The Korean Society of Pediatric Gastroenterology, Hepatology, and Nutrition announced a clinical practice guideline for the treatment of pediatric obesity, for the first time in Asia.
The prevalence of childhood obesity is surging not only in Korea but around the globe. Lifestyle changes into a high-calorie diet, sedentary lifestyle and decreased physical activity pushed up the prevalence of pediatric obesity in Korea from 8.4 percent in 2008 to 14.3 percent in 2016.
Most people regard childhood obesity as not an urgent issue due to a myth that “overweight children become tall adults.” Many Korean children are also under pressure that they should focus more on studies than on physical activities. However, medical professionals warn that childhood obesity is a disease that requires proper treatment.
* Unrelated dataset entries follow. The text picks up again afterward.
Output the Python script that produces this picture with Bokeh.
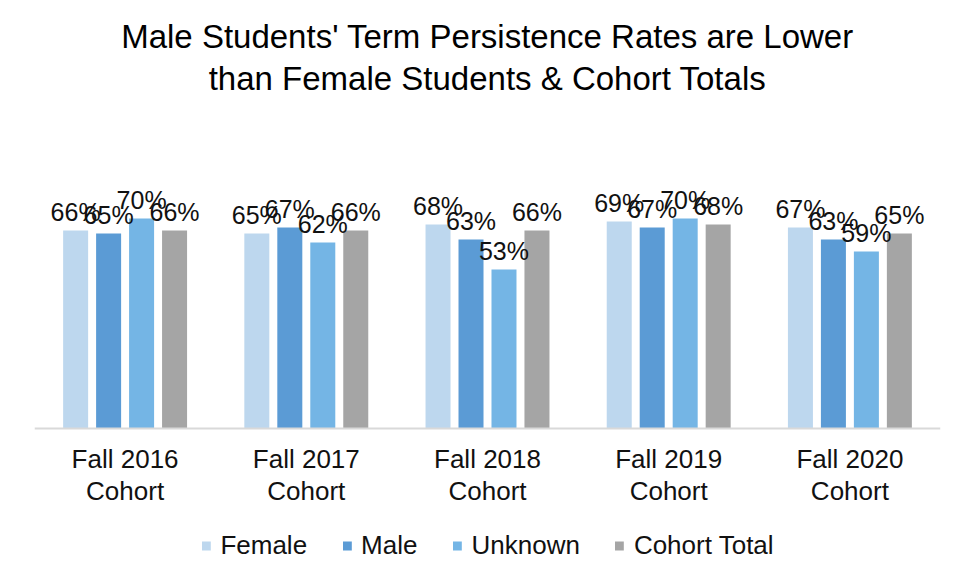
from bokeh.plotting import figure
from bokeh.models import ColumnDataSource, Legend, LegendItem, FactorRange, Title, Span
from bokeh.transform import dodge
from bokeh.core.properties import value
from bokeh.embed import file_html
from bokeh.resources import INLINE

cohorts = ["Fall 2016\nCohort", "Fall 2017\nCohort", "Fall 2018\nCohort", "Fall 2019\nCohort", "Fall 2020\nCohort"]
series = ["Female", "Male", "Unknown", "Cohort Total"]
female = [0.66, 0.65, 0.68, 0.69, 0.67]
male = [0.65, 0.67, 0.63, 0.67, 0.63]
unknown = [0.70, 0.62, 0.53, 0.70, 0.59]
total = [0.66, 0.66, 0.66, 0.68, 0.65]
colors = ["#BDD7EE", "#5B9BD5", "#74B5E5", "#A5A5A5"]
title_lines = ["Male Students' Term Persistence Rates are Lower", "than Female Students & Cohort Totals"]

FONT = "Liberation Sans"
TXT = "#111111"

p = figure(width=948, height=573, x_range=FactorRange(*cohorts, range_padding=0),
           y_range=(-0.48333, 1.1), output_backend="svg", toolbar_location=None, title=None,
           x_axis_location=None, y_axis_location=None,
           min_border_left=34, min_border_right=8, min_border_top=98, min_border_bottom=0)

for line in reversed(title_lines):
    t = Title(text=line, align="center", text_font=FONT, text_font_size="33px",
              text_font_style="normal", text_color="#000000", standoff=3)
    p.add_layout(t, "above")

data = dict(cohort=cohorts, base=[0] * len(cohorts),
            Female=female, Male=male, Unknown=unknown, Total=total)
for k, vals in zip(["Female", "Male", "Unknown", "Total"], [female, male, unknown, total]):
    data[k + "_lbl"] = ["%d%%" % round(v * 100) for v in vals]
src = ColumnDataSource(data)

offsets = [-0.273, -0.091, 0.091, 0.273]
keys = ["Female", "Male", "Unknown", "Total"]
items = []
for key, name, off, col in zip(keys, series, offsets, colors):
    r = p.vbar(x=dodge("cohort", off, range=p.x_range), top=key, bottom=0, width=0.138, source=src,
               fill_color=col, line_color=None)
    items.append(LegendItem(label=name, renderers=[r]))

# baseline (category axis line)
p.add_layout(Span(location=0, dimension="width", line_color="#D9D9D9", line_width=2))

for key, off in zip(keys, offsets):
    p.text(x=dodge("cohort", off, range=p.x_range), y=key, text=key + "_lbl", source=src,
           text_align="center", text_baseline="bottom", y_offset=-5,
           text_font=value(FONT), text_font_size="25px", text_color=TXT)

# category labels below the baseline
p.text(x="cohort", y="base", text="cohort", source=src, text_align="center",
       text_baseline="top", y_offset=15, text_line_height=1.07,
       text_font=value(FONT), text_font_size="26px", text_color=TXT)

p.xgrid.visible = False
p.ygrid.visible = False
p.outline_line_color = None

legend = Legend(items=items, orientation="horizontal", location="bottom_center",
                label_text_font=FONT, label_text_font_size="26px", label_text_color=TXT,
                glyph_width=11, glyph_height=11, label_standoff=9, spacing=34,
                border_line_color=None, background_fill_alpha=0, padding=4, margin=12)
p.add_layout(legend, "center")

open("out.html", "w").write(file_html(p, INLINE))
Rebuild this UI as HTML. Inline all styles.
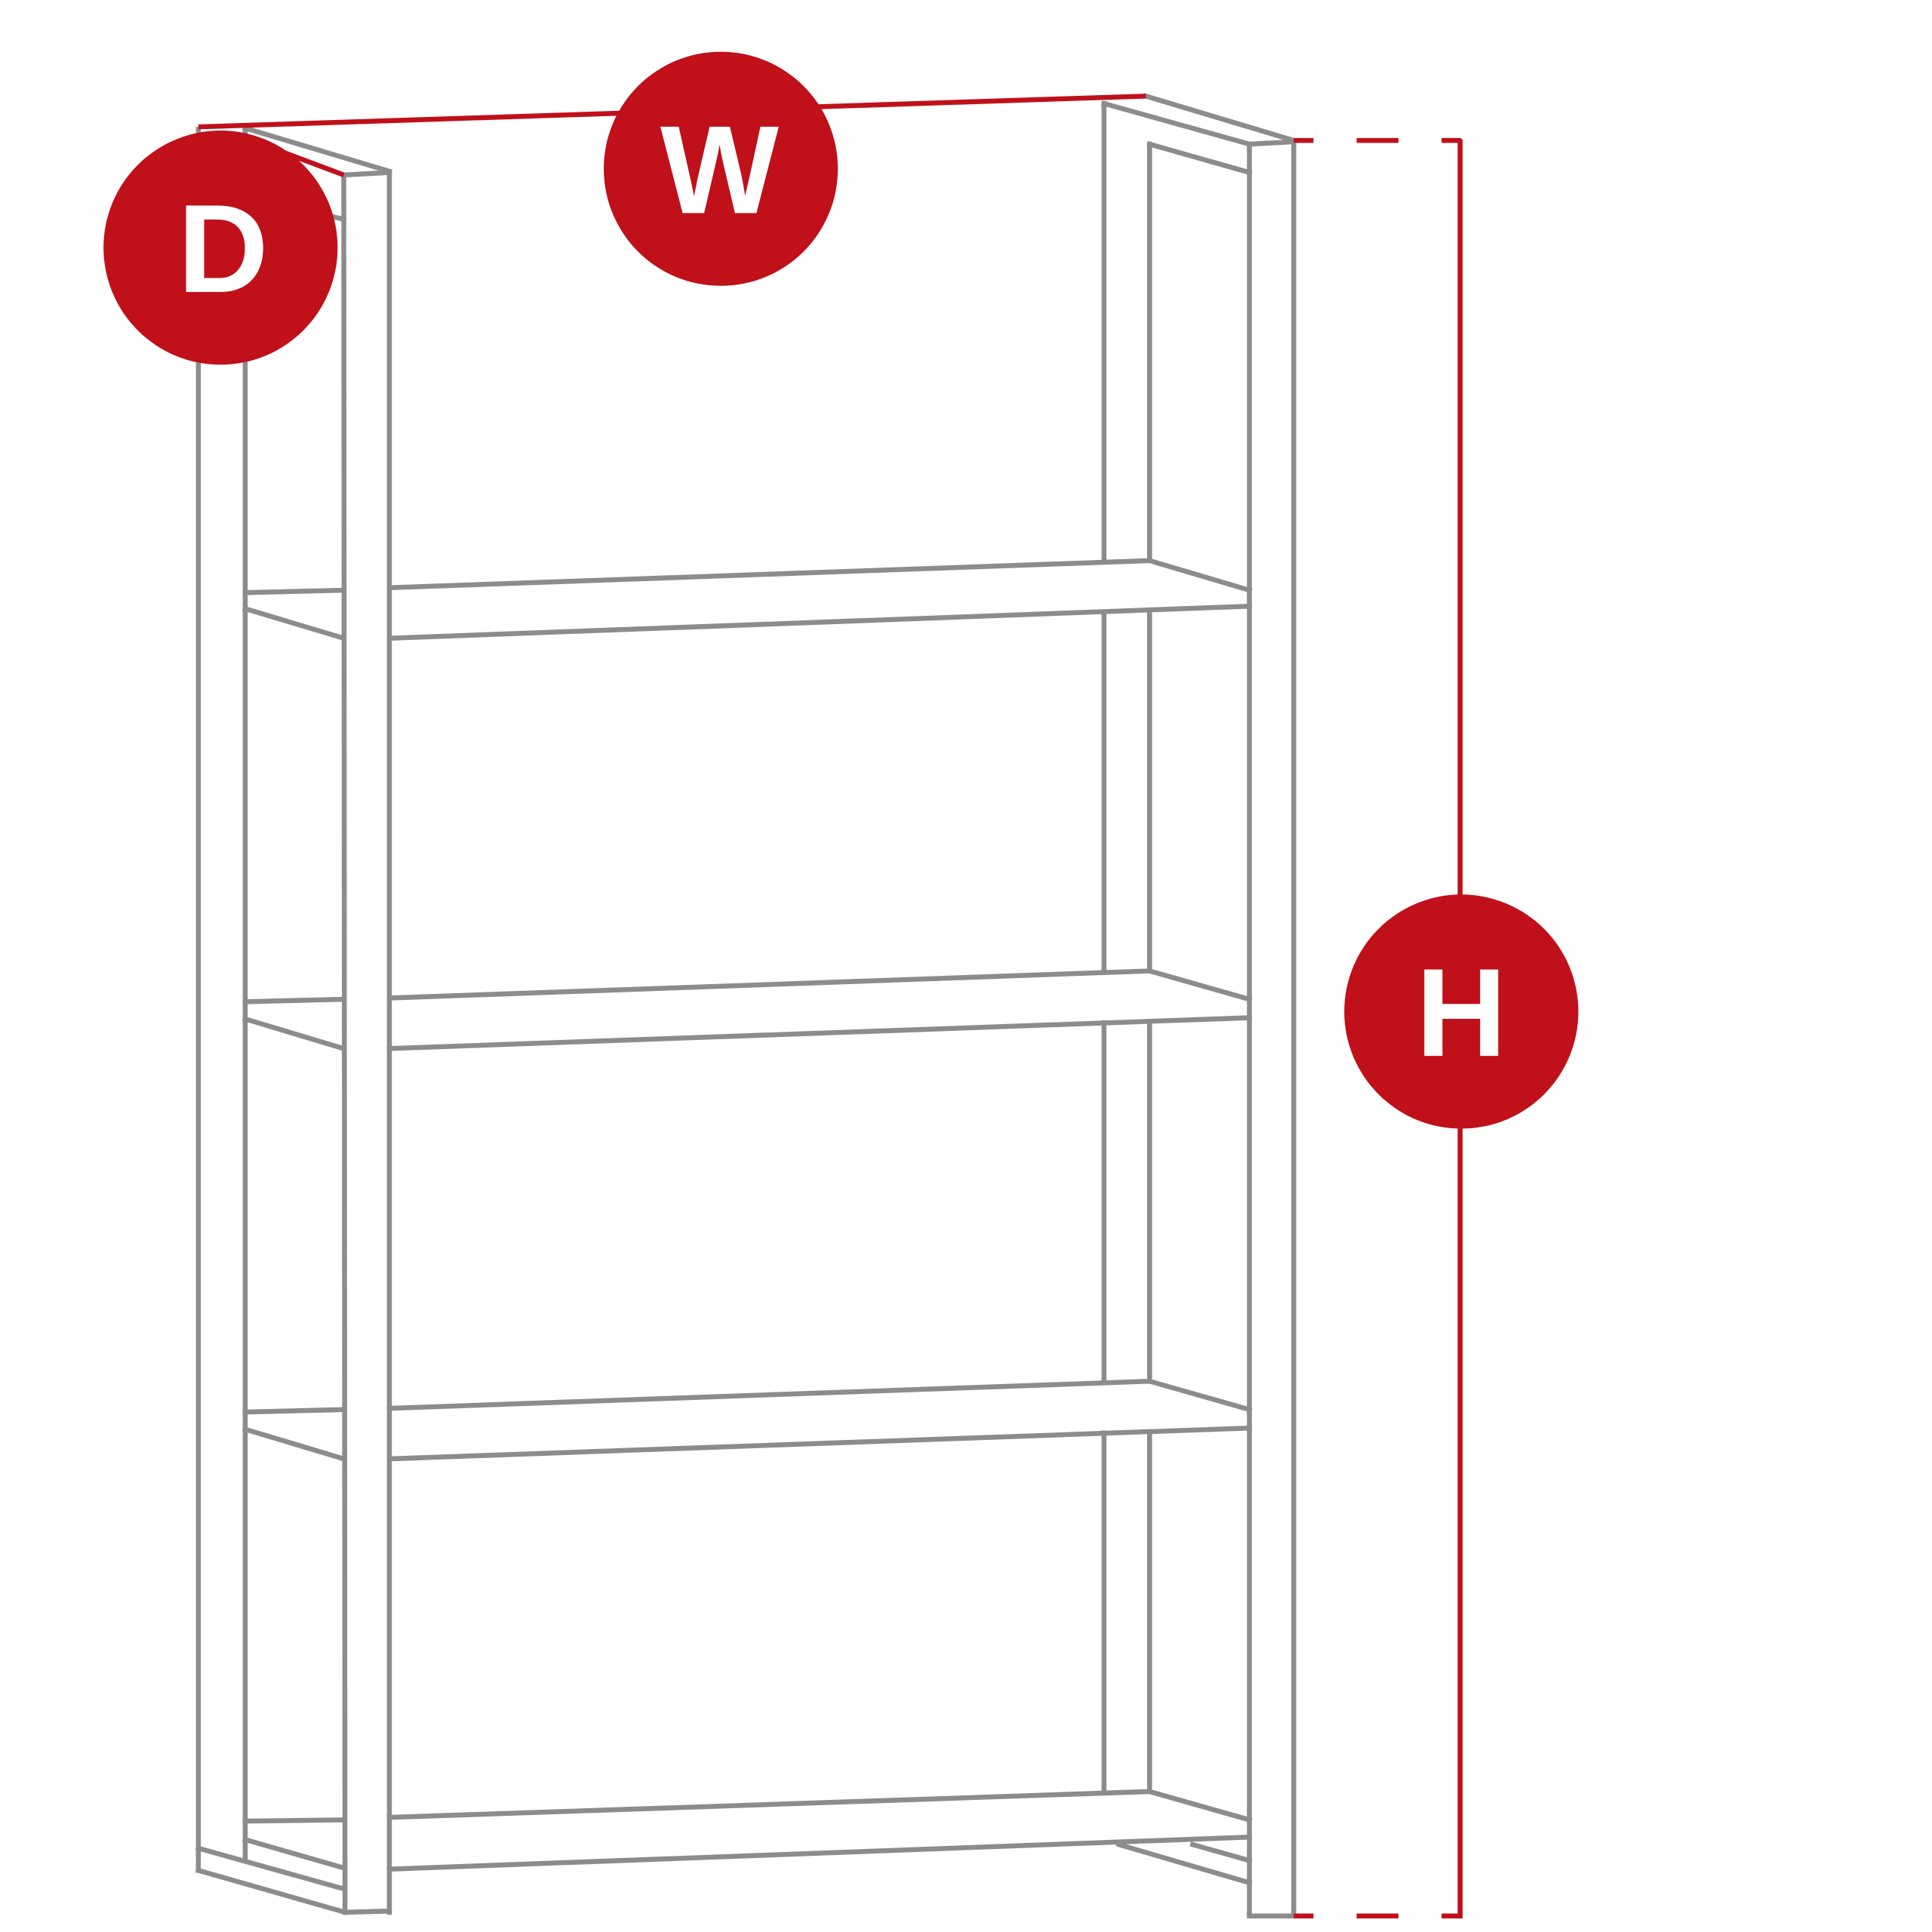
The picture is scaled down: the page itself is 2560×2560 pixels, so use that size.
<!DOCTYPE html>
<html><head><meta charset="utf-8"><style>
html,body{margin:0;padding:0;background:#fff;}
svg{display:block;}
</style></head><body>
<svg width="2560" height="2560" viewBox="0 0 1568 1568" xmlns="http://www.w3.org/2000/svg">
<g stroke="#8c8c8c" stroke-width="4" fill="none" stroke-linecap="square">
<line x1="161" y1="105" x2="161" y2="1518"/>
<line x1="199" y1="104" x2="199" y2="1508"/>
<line x1="279" y1="142" x2="280" y2="1552"/>
<line x1="316" y1="140" x2="316" y2="1552"/>
<line x1="199" y1="104" x2="316" y2="139"/>
<line x1="279" y1="142" x2="316" y2="140"/>
<line x1="258" y1="173" x2="279" y2="178"/>
<line x1="161" y1="1518" x2="280" y2="1552"/>
<line x1="161" y1="1500" x2="279" y2="1533"/>
<line x1="280" y1="1552" x2="316" y2="1551"/>
<line x1="930" y1="78" x2="1050" y2="114"/>
<line x1="896" y1="84" x2="1014" y2="117"/>
<line x1="1014" y1="117" x2="1050" y2="115"/>
<line x1="933" y1="117" x2="1014" y2="140"/>
<line x1="1014" y1="117" x2="1014" y2="1555"/>
<line x1="1050" y1="115" x2="1050" y2="1555"/>
<line x1="1014" y1="1555" x2="1050" y2="1555"/>
<line x1="908" y1="1497" x2="1014" y2="1528"/>
<line x1="968" y1="1497" x2="1014" y2="1510"/>
<line x1="896" y1="84" x2="896" y2="454"/>
<line x1="896" y1="497" x2="896" y2="787"/>
<line x1="896" y1="830" x2="896" y2="1120"/>
<line x1="896" y1="1163" x2="896" y2="1453"/>
<line x1="933" y1="117" x2="933" y2="454"/>
<line x1="933" y1="495" x2="933" y2="787"/>
<line x1="933" y1="829" x2="933" y2="1120"/>
<line x1="933" y1="1162" x2="933" y2="1453"/>
<line x1="316" y1="477" x2="933" y2="455"/><line x1="199" y1="481" x2="279" y2="479"/><line x1="933" y1="455" x2="1014" y2="479"/><line x1="316" y1="518" x2="1014" y2="492"/><line x1="199" y1="494" x2="279" y2="518"/>
<line x1="316" y1="810" x2="933" y2="788"/><line x1="199" y1="813" x2="279" y2="811"/><line x1="933" y1="788" x2="1014" y2="811"/><line x1="316" y1="851" x2="1014" y2="826"/><line x1="199" y1="827" x2="279" y2="851"/>
<line x1="316" y1="1143" x2="933" y2="1121"/><line x1="199" y1="1146" x2="279" y2="1144"/><line x1="933" y1="1121" x2="1014" y2="1144"/><line x1="316" y1="1184" x2="1014" y2="1159"/><line x1="199" y1="1160" x2="279" y2="1184"/>
<line x1="316" y1="1475" x2="933" y2="1454"/><line x1="199" y1="1478" x2="279" y2="1477"/><line x1="933" y1="1454" x2="1014" y2="1477"/><line x1="316" y1="1517" x2="1014" y2="1491"/><line x1="199" y1="1493" x2="279" y2="1516"/>
</g>
<g stroke="#c0101a" stroke-width="4" fill="none">
<line x1="161" y1="103" x2="930" y2="78"/>
<line x1="199" y1="112" x2="279" y2="142"/>
<line x1="1050" y1="114" x2="1066" y2="114"/><line x1="1101" y1="114" x2="1135" y2="114"/><line x1="1170" y1="114" x2="1186" y2="114"/>
<line x1="1050" y1="1555" x2="1066" y2="1555"/><line x1="1101" y1="1555" x2="1135" y2="1555"/><line x1="1170" y1="1555" x2="1186" y2="1555"/>
<line x1="1185" y1="113" x2="1185" y2="1557"/>
</g>
<g fill="#c0101a">
<circle cx="179" cy="201" r="95"/>
<circle cx="585" cy="137" r="95"/>
<circle cx="1186" cy="821" r="95"/>
</g>
<g fill="#fff" font-family="Liberation Sans, sans-serif" font-weight="bold" font-size="102" text-anchor="middle">
<text x="181" y="237">D</text>
<text x="584" y="173">W</text>
<text x="1186" y="857">H</text>
</g>
</svg>
</body></html>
Childhood obesity may persist for a lifetime if not treated timely. It may lead not only to various metabolic syndromes such as hypertension and atherosclerosis but to mental health problems such as emotional anxiety and social isolation from peers.
The best response measure to curb the rise of pediatric obesity is to prevent and control the disease. Evidence-based, clinical practice guidelines have been published in Western countries, but there was no such guideline on childhood obesity in Asia.
After reviewing local and overseas papers, the society said its pediatric obesity committee developed the guideline for the treatment of obesity in children and adolescents in Korea.
The guideline includes definition and diagnosis of overweight and obesity in children and adolescents; principles of the treatment of pediatric obesity; behavioral interventions in diet, exercise, lifestyle, and mental health; pharmacotherapy; bariatric surgery; recommendations in each category and different recommendation levels from A to D.
The guideline emphasized that effective prevention and treatment of pediatric obesity require efforts of not only patients and family members but the local communities and the government.
Yang Hye-ran, president of the pediatric obesity committee at the Korean Society of Pediatric Gastroenterology, Hepatology, and Nutrition, said the new guideline would not only help clinical support but help the government set up a public health policy.
The guideline for childhood obesity was published both on the January issue of the Pediatric Gastroenterology Hepatology and Nutrition and the Korean Journal of Pediatrics. The society is also to release a Korean e-book version and the leaflets for education for pediatricians.